Secretary of State Antony Blinken announced Friday morning that the United States had included Vice President Hugo Adalberto Velázquez Moreno on a corruption list for his alleged role in, among other things, offering a bribe to a public official and interfering in public proceedings. The U.S. government also included on the list Juan Carlos “Charly” Duarte Martínez, a close associate of the vice president.

At Velázquez’s request, Duarte allegedly offered a bribe of more than $1 million to a public official to obstruct an investigation that threatened the vice president’s financial interests, Marc Ostfield, U.S. ambassador to Paraguay, said in a news conference Friday. Ostfield described it as “an act consistent with an apparent pattern of shared corrupt activity.”

The designations mean that Velázquez, Duarte and their immediate family members are barred from entering the United States.

“The corrupt acts of Velázquez and Duarte undermine the confidence of the Paraguayan people in the stability of Paraguay’s democratic institutions,” Ostfield said.

Prosecutor on his honeymoon is gunned down by hit men at beach

Following the announcement, Velázquez told a local radio station he was withdrawing his candidacy for president and planned to resign as vice president next week.
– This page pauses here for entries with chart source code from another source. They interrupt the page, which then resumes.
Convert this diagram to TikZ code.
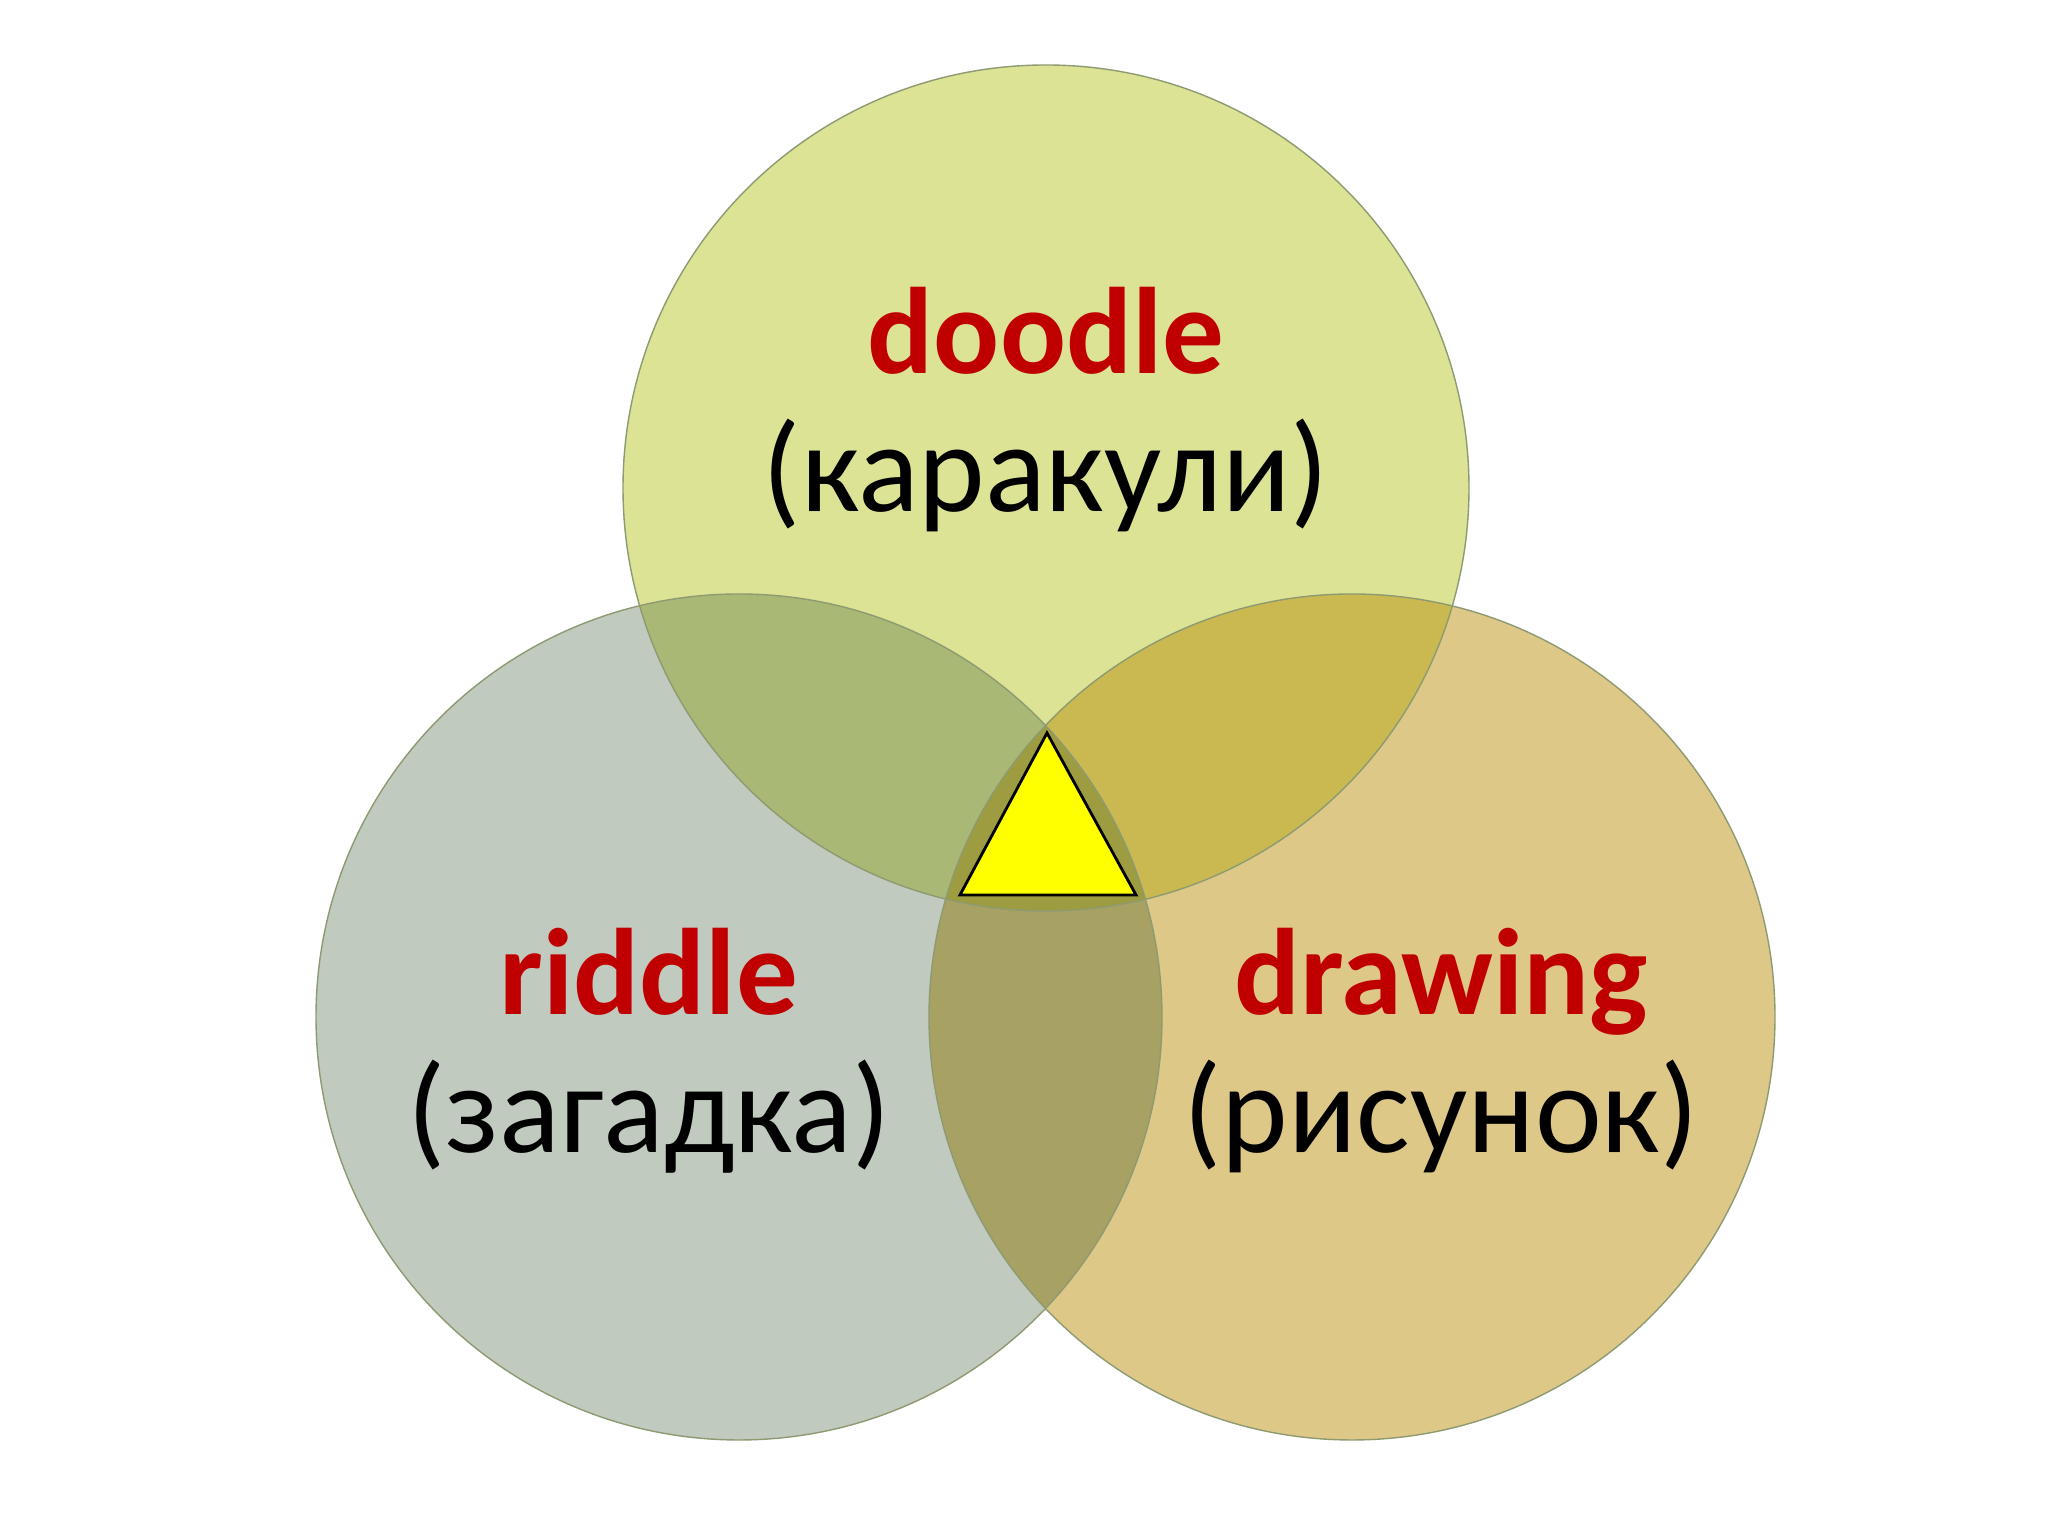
\documentclass[tikz,border=0pt]{standalone}
\usepackage{fontspec}
\setmainfont{Carlito}
\usepackage{xcolor}

\definecolor{doodlefill}{HTML}{DCE394}
\definecolor{riddlefill}{HTML}{C0CABE}
\definecolor{drawingfill}{HTML}{DEC888}
\definecolor{tlfill}{HTML}{A9B875}
\definecolor{trfill}{HTML}{C9B950}
\definecolor{lrfill}{HTML}{A8A164}
\definecolor{allfill}{HTML}{9E9C40}
\definecolor{ringline}{HTML}{8E9A72}
\definecolor{wordred}{HTML}{C00000}
\definecolor{trianglefill}{HTML}{FFFF00}

\begin{document}
\begin{tikzpicture}[
  ring/.style={draw=ringline, line width=0.4pt},
  word/.style={text=wordred, font=\fontsize{35}{40}\selectfont\bfseries, anchor=base},
  gloss/.style={text=black, font=\fontsize{36}{40}\selectfont, anchor=base}]

\useasboundingbox (0,0) rectangle (20.48,15.36);

\coordinate (ct) at (10.46,10.48);
\coordinate (cl) at (7.39,5.19);
\coordinate (cr) at (13.52,5.19);

\fill[riddlefill] (cl) circle (4.23);
\fill[drawingfill] (cr) circle (4.23);
\fill[doodlefill] (ct) circle (4.23);

\begin{scope}
\clip (ct) circle (4.23);
\fill[tlfill] (cl) circle (4.23);
\fill[trfill] (cr) circle (4.23);
\end{scope}
\begin{scope}
\clip (cl) circle (4.23);
\fill[lrfill] (cr) circle (4.23);
\clip (cr) circle (4.23);
\fill[allfill] (ct) circle (4.23);
\end{scope}

\draw[ring] (cl) circle (4.23);
\draw[ring] (cr) circle (4.23);
\draw[ring] (ct) circle (4.23);

\coordinate (apex) at (10.47,8.03);
\coordinate (baseL) at (9.60,6.41);
\coordinate (baseR) at (11.36,6.41);
\draw[fill=trianglefill, line width=0.8pt, line join=miter] (apex) -- (baseL) -- (baseR) -- cycle;

\node[word] (doodle) at (10.46,11.62) {doodle};
\node[gloss] (doodleru) at (10.46,10.24) {(каракули)};
\node[word] (riddle) at (6.49,5.21) {riddle};
\node[gloss] (riddleru) at (6.49,3.83) {(загадка)};
\node[word] (drawing) at (14.41,5.21) {drawing};
\node[gloss] (drawingru) at (14.41,3.83) {(рисунок)};

\end{tikzpicture}
\end{document}
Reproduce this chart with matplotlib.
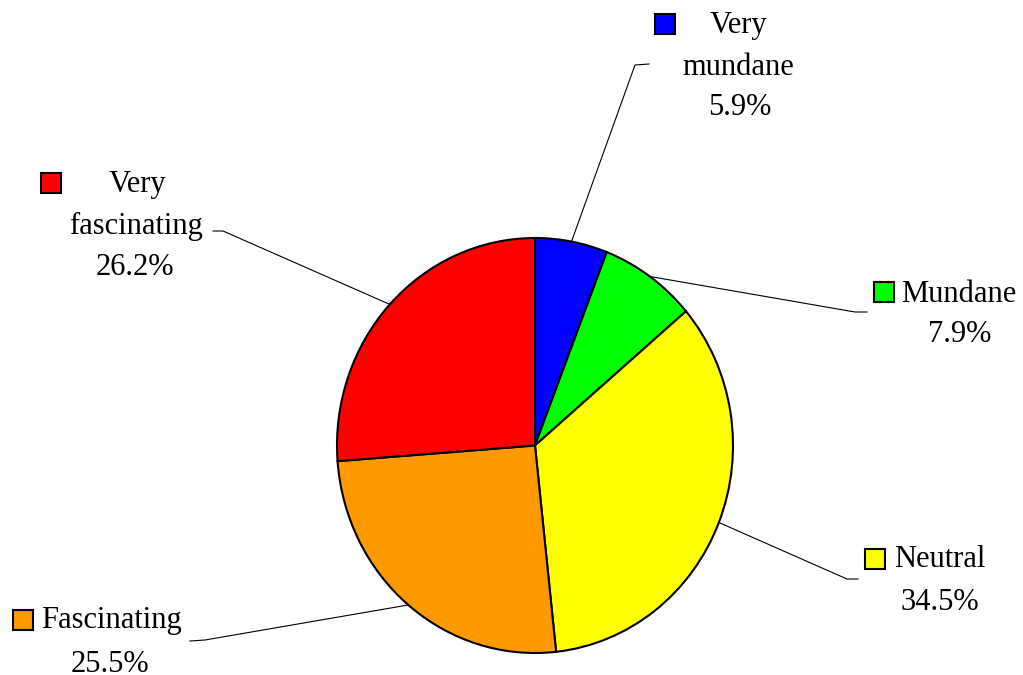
import matplotlib
matplotlib.use("Agg")
import matplotlib.pyplot as plt
from matplotlib.patches import Rectangle
import numpy as np

plt.rcParams['font.family'] = ['Liberation Serif', 'DejaVu Serif']

# survey answers, clockwise from 12 o'clock
categories = ['Very mundane', 'Mundane', 'Neutral', 'Fascinating', 'Very fascinating']
shares = [5.9, 7.9, 34.5, 25.5, 26.2]
colors = ['#0000FF', '#00FF00', '#FFFF00', '#FF9900', '#FF0000']

# label layout in pixels (origin top-left): key box centre, line centres/baselines, leader elbow and end
key_pos = [(665, 24), (884, 292), (875, 559), (23, 620), (51, 183)]
line_x = [[738, 738, 740], [959, 960], [940, 940], [111, 110], [137, 136, 135]]
line_base = [[33, 75, 115], [302, 342], [567, 610], [628, 672], [192, 234, 275]]
leader_elbow = [(635, 65), (855, 312), (847, 579), (205, 640), (223, 231)]
leader_end = [(649, 64), (867, 312), (858, 579), (190, 641), (213, 231)]

W, H = 1023, 675
fig = plt.figure(figsize=(W / 100, H / 100), dpi=100, facecolor='white')

# pie box: x 337..733, y 238..653 (pixels from top)
ax = fig.add_axes([337 / W, (H - 653) / H, 396 / W, 415 / H])
wedges, _ = ax.pie(shares, colors=colors, startangle=90, counterclock=False,
                   wedgeprops=dict(edgecolor='black', linewidth=1.5))
ax.set_aspect('auto')
ax.set_xlim(-1, 1)
ax.set_ylim(-1, 1)
ax.axis('off')

# overlay in pixel coordinates for labels and leader lines
over = fig.add_axes([0, 0, 1, 1], facecolor='none')
over.set_xlim(0, W)
over.set_ylim(H, 0)
over.axis('off')

for i, w in enumerate(wedges):
    mid = np.deg2rad((w.theta1 + w.theta2) / 2)
    p = ax.transData.transform((np.cos(mid), np.sin(mid)))
    sx, sy = over.transData.inverted().transform(p)
    ex, ey = leader_elbow[i]
    tx, ty = leader_end[i]
    over.plot([sx, ex, tx], [sy, ey, ty], color='black', lw=0.8, clip_on=False)

    kx, ky = key_pos[i]
    over.add_patch(Rectangle((kx - 10, ky - 10), 20, 20, facecolor=colors[i],
                             edgecolor='black', linewidth=1.5))

    lines = categories[i].split() + [f"{shares[i]:.1f}%"]
    for txt, x, y in zip(lines, line_x[i], line_base[i]):
        over.text(x, y, txt, ha='center', va='baseline', fontsize=22, color='black')

fig.savefig('out.png', dpi=100, facecolor='white')
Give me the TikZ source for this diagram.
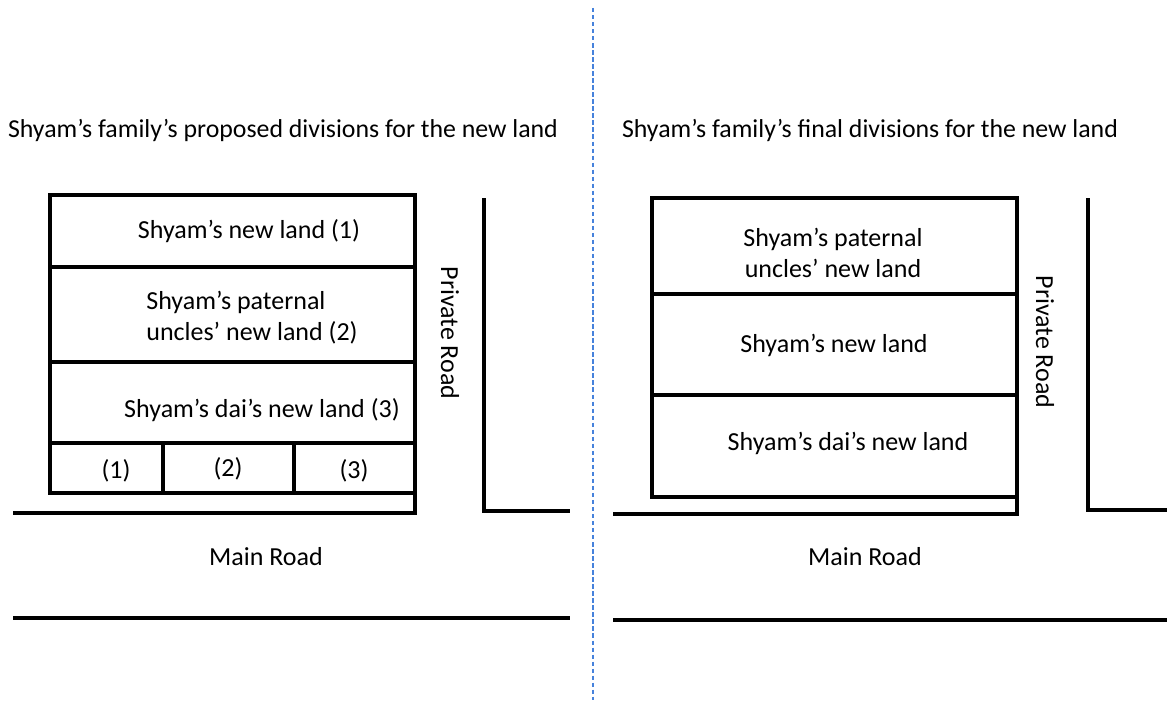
\documentclass[tikz,border=0pt]{standalone}
\usepackage{fontspec}
\setmainfont{Carlito}
\usepackage{tikz}
\tikzset{wall/.style={line width=2.3pt,line cap=rect}}
\tikzset{plot/.style={font=\fontsize{14.8pt}{17.5pt}\selectfont,align=center}}
\begin{document}
\begin{tikzpicture}[x=0.02cm,y=-0.02cm,font=\fontsize{14.7pt}{17pt}\selectfont]
	\useasboundingbox (0,0) rectangle (1167,702);
	\draw[dashed,color={rgb,255:red,70;green,130;blue,220},line width=0.6pt,dash pattern=on 2.5pt off 1.5pt] (593,8)--(593,700);
	% proposed
	\node (titleA) at (283,130) {Shyam’s family’s proposed divisions for the new land};
	\draw[wall] (415,513)--(415,195)--(50,195)--(50,493)--(415,493);
	\draw[wall] (50,267)--(415,267) (50,362)--(415,362) (50,443)--(415,443);
	\draw[wall] (163,443)--(163,493) (294,443)--(294,493);
	\draw[wall] (15,513)--(415,513);
	\draw[wall] (484,200)--(484,511)--(568,511);
	\draw[wall] (15,618)--(568,618);
	\node[plot] (landA1) at (249,231) {Shyam’s new land (1)};
	\node[plot,align=left] (landA2) at (252,318) {Shyam’s paternal\\ uncles’ new land (2)};
	\node[plot] (landA3) at (262,410) {Shyam’s dai’s new land (3)};
	\node[plot] (cellA1) at (116,471) {(1)};
	\node[plot] (cellA2) at (228,469) {(2)};
	\node[plot] (cellA3) at (354,471) {(3)};
	\node[plot,rotate=-90] (privA) at (450,333) {Private Road};
	\node[plot] (mainA) at (266,557) {Main Road};
	% final
	\node (titleB) at (870,130) {Shyam’s family’s final divisions for the new land};
	\draw[wall] (1017,513)--(1017,198)--(652,198)--(652,497)--(1017,497);
	\draw[wall] (652,294)--(1017,294) (652,395)--(1017,395);
	\draw[wall] (615,514)--(1017,514);
	\draw[wall] (1088,200)--(1088,510)--(1167,510);
	\draw[wall] (615,620)--(1167,620);
	\node[plot] (landB1) at (833,253) {Shyam’s paternal\\uncles’ new land};
	\node[plot] (landB2) at (834,345) {Shyam’s new land};
	\node[plot] (landB3) at (848,443) {Shyam’s dai’s new land};
	\node[plot,rotate=-90] (privB) at (1045,342) {Private Road};
	\node[plot] (mainB) at (865,557) {Main Road};
\end{tikzpicture}
\end{document}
He denied the U.S. government’s accusations, which he said “fell like a bucket of cold water,” especially given his frequent rhetoric about fighting organized crime.

He said he made the decision to resign to defend himself and clear his name as a “common citizen.”

Paraguayan President Mario Abdo Benítez told reporters on Friday that the news “surprised all of us.”

“I say this with pain, because he’s a friend,” the president said, “But I congratulate him for his mature attitude in prioritizing the interests and the construction of credibility in our nation.”

Duarte also serves as legal counsel for the Yacyretá Bi-National Entity, which operates the Yacyretá Dam that is jointly owned by Paraguay and Argentina.

“Duarte’s act of corruption abused and exploited his powerful and privileged public position within the Yacyretá Bi-National Entity, risking public confidence in one of Paraguay’s most vital economic assets,” Blinken said in a statement released by the State Department.

Ostfield said the decision was not political, and that the United States planned to continue to work closely with Paraguayan President Mario Abdo Benítez on several issues, including the fight against corruption and impunity, as well as against money laundering.

Late last month, the State Department also designated former Paraguayan president Horacio Cartes for allegedly obstructing “a major international investigation into transnational crime in order to protect himself and his criminal associate from potential prosecution and political damage,” according to a news release.

The string of allegations comes just months after the brazen killing of Paraguayan prosecutor Marcelo Pecci roiled the South American country, a nation of about 7 million people landlocked between Brazil and Argentina. Pecci was with his new wife, celebrating their honeymoon in a resort in Cartagena, Colombia, when hit men rode up on personal watercraft and opened fire on Pecci.

In June, Colombian authorities sentenced four people to prison after they confessed to participating in the killing. Authorities say the slaying of the prosecutor, who was known for investigating organized crime in Latin America, was connected to international drug trafficking groups.

Sebastián Acha, a political analyst and former Paraguayan lawmaker, said the U.S. government’s blacklisting confirmed suspicions held by many Paraguayans for a long time. But the news, combined with other recent corruption accusations and the killing of Pecci, has shaken the country’s trust in its democratic institutions.

“What it clearly tells us, and what we need to take very seriously,” he said, “is that the justice system is infiltrated by corruption at the very highest levels.”